„Es wird von Jahr zu Jahr schlimmer“
Jochpass Anwohner klagen über Lärm und sollen jetzt entlastet werden. Künftig gilt: Schneller als mit Tempo 60 darf auf der kurvigen Bergstrecke zwischen Bad Hindelang und Oberjoch keiner mehr unterwegs sein
Bad Hindelang 104 Kurven auf einer Länge von knapp sechs Kilometern. Der Jochpass in Bad Hindelang gilt unter Motorradfahrern als Eldorado. Auf der Bundesstraße ist bisher Tempo 100 erlaubt.

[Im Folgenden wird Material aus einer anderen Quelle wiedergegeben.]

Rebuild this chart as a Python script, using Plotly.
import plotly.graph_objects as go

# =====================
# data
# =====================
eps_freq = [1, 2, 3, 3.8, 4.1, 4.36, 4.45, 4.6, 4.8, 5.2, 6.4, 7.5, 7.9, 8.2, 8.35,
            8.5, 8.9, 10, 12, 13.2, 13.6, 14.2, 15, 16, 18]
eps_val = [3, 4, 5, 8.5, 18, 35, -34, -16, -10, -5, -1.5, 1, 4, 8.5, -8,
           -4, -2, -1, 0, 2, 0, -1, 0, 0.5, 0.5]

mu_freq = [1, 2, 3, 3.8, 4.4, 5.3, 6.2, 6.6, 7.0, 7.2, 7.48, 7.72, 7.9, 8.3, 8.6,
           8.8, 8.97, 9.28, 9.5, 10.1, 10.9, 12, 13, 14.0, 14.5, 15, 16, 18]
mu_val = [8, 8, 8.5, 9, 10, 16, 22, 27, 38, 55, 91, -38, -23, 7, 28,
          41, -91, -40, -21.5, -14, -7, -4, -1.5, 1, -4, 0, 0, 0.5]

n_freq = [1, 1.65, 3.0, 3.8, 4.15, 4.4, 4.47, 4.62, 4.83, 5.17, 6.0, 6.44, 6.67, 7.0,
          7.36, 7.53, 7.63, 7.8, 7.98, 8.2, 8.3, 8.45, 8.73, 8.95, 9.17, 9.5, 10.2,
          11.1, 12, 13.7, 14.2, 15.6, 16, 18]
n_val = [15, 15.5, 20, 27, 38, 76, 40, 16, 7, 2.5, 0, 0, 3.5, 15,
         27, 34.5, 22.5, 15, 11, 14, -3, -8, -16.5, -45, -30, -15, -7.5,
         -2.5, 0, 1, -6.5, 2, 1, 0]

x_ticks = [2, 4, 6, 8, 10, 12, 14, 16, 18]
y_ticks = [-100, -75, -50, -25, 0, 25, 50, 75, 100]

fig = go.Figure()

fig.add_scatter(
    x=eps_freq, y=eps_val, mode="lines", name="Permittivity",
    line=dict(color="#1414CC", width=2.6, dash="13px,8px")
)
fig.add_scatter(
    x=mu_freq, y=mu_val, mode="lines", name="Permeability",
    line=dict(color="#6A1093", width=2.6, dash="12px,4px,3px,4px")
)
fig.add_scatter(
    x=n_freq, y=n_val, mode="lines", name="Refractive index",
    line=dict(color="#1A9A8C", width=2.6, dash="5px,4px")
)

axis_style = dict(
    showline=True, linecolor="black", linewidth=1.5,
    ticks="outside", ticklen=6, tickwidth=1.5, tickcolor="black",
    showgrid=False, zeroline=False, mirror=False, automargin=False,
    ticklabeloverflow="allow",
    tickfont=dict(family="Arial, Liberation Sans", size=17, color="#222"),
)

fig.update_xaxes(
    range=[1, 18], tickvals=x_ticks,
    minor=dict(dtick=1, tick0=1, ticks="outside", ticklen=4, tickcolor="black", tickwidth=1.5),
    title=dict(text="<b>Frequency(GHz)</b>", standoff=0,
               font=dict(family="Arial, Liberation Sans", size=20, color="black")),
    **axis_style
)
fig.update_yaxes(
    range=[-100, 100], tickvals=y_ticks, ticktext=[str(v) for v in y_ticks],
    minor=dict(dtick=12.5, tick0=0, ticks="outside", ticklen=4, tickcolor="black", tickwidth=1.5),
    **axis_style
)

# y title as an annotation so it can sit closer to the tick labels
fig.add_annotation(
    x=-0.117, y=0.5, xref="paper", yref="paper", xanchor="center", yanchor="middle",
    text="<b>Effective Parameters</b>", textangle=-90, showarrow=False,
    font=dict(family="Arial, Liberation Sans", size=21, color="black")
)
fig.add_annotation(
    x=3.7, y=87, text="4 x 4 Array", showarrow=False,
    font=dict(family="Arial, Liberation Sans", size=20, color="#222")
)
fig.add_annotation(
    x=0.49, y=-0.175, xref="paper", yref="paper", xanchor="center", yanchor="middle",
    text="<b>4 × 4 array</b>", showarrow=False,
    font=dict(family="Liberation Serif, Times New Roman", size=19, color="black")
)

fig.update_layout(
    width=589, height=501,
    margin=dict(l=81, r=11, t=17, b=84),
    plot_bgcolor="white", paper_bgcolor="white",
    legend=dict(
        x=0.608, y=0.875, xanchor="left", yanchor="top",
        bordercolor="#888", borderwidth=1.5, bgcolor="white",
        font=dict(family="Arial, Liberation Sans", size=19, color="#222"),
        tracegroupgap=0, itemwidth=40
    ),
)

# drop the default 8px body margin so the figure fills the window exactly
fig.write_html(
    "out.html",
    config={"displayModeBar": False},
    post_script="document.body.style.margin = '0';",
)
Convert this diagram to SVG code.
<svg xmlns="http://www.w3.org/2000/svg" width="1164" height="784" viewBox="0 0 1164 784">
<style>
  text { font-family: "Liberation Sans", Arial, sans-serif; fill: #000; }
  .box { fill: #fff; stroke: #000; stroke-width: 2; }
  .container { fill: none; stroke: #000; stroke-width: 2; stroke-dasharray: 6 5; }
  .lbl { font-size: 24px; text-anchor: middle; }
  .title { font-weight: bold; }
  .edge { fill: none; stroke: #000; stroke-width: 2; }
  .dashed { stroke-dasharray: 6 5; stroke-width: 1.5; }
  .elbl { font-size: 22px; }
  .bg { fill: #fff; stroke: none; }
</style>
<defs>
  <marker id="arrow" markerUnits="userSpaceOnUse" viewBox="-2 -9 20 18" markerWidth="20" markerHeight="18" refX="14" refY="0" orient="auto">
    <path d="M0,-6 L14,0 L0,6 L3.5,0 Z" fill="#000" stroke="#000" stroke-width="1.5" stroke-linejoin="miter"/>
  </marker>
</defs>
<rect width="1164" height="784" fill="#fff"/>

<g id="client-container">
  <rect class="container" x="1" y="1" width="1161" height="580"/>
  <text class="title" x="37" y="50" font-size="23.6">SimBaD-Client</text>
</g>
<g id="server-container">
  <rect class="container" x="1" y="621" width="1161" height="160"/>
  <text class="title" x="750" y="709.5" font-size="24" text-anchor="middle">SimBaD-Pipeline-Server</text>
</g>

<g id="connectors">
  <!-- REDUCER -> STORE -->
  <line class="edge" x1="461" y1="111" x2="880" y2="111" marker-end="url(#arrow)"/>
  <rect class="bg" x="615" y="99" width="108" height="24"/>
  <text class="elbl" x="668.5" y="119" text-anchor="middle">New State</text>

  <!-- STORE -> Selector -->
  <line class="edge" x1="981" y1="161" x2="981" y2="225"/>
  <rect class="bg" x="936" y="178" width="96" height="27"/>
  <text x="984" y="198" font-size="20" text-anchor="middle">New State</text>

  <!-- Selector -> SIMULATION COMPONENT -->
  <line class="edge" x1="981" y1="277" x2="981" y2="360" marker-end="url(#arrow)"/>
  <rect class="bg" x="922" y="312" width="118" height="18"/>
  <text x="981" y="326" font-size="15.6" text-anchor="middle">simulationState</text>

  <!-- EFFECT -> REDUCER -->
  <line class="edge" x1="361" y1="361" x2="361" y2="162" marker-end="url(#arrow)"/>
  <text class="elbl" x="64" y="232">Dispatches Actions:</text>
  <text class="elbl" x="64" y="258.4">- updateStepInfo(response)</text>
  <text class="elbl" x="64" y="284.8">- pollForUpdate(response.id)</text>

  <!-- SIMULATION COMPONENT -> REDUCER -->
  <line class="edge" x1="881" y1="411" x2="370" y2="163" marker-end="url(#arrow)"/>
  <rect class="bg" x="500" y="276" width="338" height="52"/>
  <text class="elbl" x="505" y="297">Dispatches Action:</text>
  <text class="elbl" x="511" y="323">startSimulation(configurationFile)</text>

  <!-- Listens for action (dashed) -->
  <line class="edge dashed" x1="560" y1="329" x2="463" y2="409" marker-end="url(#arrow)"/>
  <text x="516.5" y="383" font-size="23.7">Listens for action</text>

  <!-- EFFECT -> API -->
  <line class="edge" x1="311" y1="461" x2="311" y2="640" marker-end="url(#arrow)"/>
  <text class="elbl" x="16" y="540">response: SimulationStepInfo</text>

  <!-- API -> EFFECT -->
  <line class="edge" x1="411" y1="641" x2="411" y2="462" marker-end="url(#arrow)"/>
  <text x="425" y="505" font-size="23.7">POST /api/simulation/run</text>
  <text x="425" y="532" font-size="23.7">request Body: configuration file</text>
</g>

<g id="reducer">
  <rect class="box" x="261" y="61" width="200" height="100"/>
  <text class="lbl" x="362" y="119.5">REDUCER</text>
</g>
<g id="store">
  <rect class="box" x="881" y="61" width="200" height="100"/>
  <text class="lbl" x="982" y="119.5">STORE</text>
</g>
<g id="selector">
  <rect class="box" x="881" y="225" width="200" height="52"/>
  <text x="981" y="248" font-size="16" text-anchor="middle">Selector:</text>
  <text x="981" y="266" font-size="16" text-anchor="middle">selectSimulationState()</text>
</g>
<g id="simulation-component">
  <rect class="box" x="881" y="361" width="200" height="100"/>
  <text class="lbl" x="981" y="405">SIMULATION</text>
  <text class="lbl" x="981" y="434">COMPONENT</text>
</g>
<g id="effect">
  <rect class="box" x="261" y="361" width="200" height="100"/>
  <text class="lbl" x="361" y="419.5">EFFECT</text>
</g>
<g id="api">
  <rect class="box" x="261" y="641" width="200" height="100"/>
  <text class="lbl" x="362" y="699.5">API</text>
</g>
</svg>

Aber das ändert sich jetzt: Ab April, wenn die neuen Schilder stehen, gilt ein Limit von 60 km/h (wir berichteten kurz). „Ich hoffe, dass die Motorradfahrer dann nicht mehr so aufdrehen“, rechnet Albert Landgraf mit weniger Lärm.
Der 78-Jährige wohnt seit 40 Jahren unterhalb des Jochpasses im Ortsteil Bad Oberdorf und hat das Gefühl: „Es wird von Jahr zu Jahr schlimmer.“Kilometerweit sei am Wochenende das Dröhnen der Motoren zu hören. „Wenn nur einer fährt, ist das kein Problem. Aber die treffen sich in Bad Hindelang und heizen dann im Pulk den Pass hoch und auch wieder runter – immer wieder“, sagt eine Anwohnerin.
Die Sonthofener Polizei hatte vergangenen Sommer die Maschinen verstärkt auf Manipulationen überprüft – mit Unterstützung der Motorrad-Kontrollgruppe. Die entzieht schon mal die Betriebserlaubnis, wenn Umbauten entdeckt werden. Beliebt seien Veränderungen am Auspuff, sagt Armin Hölzler, Leiter der Polizeiinspektion Sonthofen. Manches Motorrad sei so laut wie ein Presslufthammer – und schnell wie ein Rennwagen.
Mit Tempo 137 wurde von der Polizei der schnellste Motorradfahrer 2018 auf der Passstraße gemessen. Am vergangenen sonnigen Wochenende wurden wieder zwölf Motorradfahrer angezeigt: Sie waren im Überholverbot (gilt auf der gesamten Strecke) mit Vollgas an Autos vorbeigezogen und „müssen nun ein Bußgeld von 70 Euro plus 28,50 Euro Verwaltungsgebühr bezahlen“. Dazu kommt ein Punkt in der Verkehrssünderkartei.
Mit der Raserei geht auch ein hohes Unfallrisiko einher: 2018 gab es elf Motorradunfälle mit zwölf Verletzten – und viele Streifzusammenstöße, die der Polizei nicht immer gemeldet werden. Denn die Straße ist eng. „Nur sechs Meter breit, so wie das Mindestmaß bei Kreisstraßen“, sagt Sebastian Zeiger vom Staatlichen Bauamt.
Und weil der Jochpass als Unfallschwerpunkt gilt, gibt es regelmäßig Gespräche mit der Polizei und dem Landratsamt, um die Situation zu verbessern. So wurden vergangenes Jahr Plakate für Motorradfahrer mit der Aufschrift „Bitte leise fahren“montiert. Jetzt werden weitere große Tafeln aufgestellt, die aufs Überholverbot und die neue Höchstgeschwindigkeit 60 hinweisen. „Gut und richtig“findet das Stefan Ziegerer von der Jugend-Ausbildungsstätte des Deutschen Alpenvereins am Fuße des Jochpasses. Denn Raser würden die Übernachtungsgäste gefährden, wenn sie zur Bushaltestelle über die Straße laufen. Ziegerer: „Bis jetzt ist dort nur ein Schild mit der Aufschrift, Vorsicht Kinder’“. Auch fluoreszierende Richtungstafeln montiert die Straßenmeisterei demnächst an Kurven und spritzt auf Teilstrecken eine durchgehende Linie auf – allerdings erst im Oktober zum Jochpassmemorial. Dann bleibt die Passstraße einige Tage gesperrt. Bei der OldtimerVeranstaltung sollen dieses Jahr erstmals Dezibel-Grenzen eingeführt werden, um den Lärm zu reduzieren.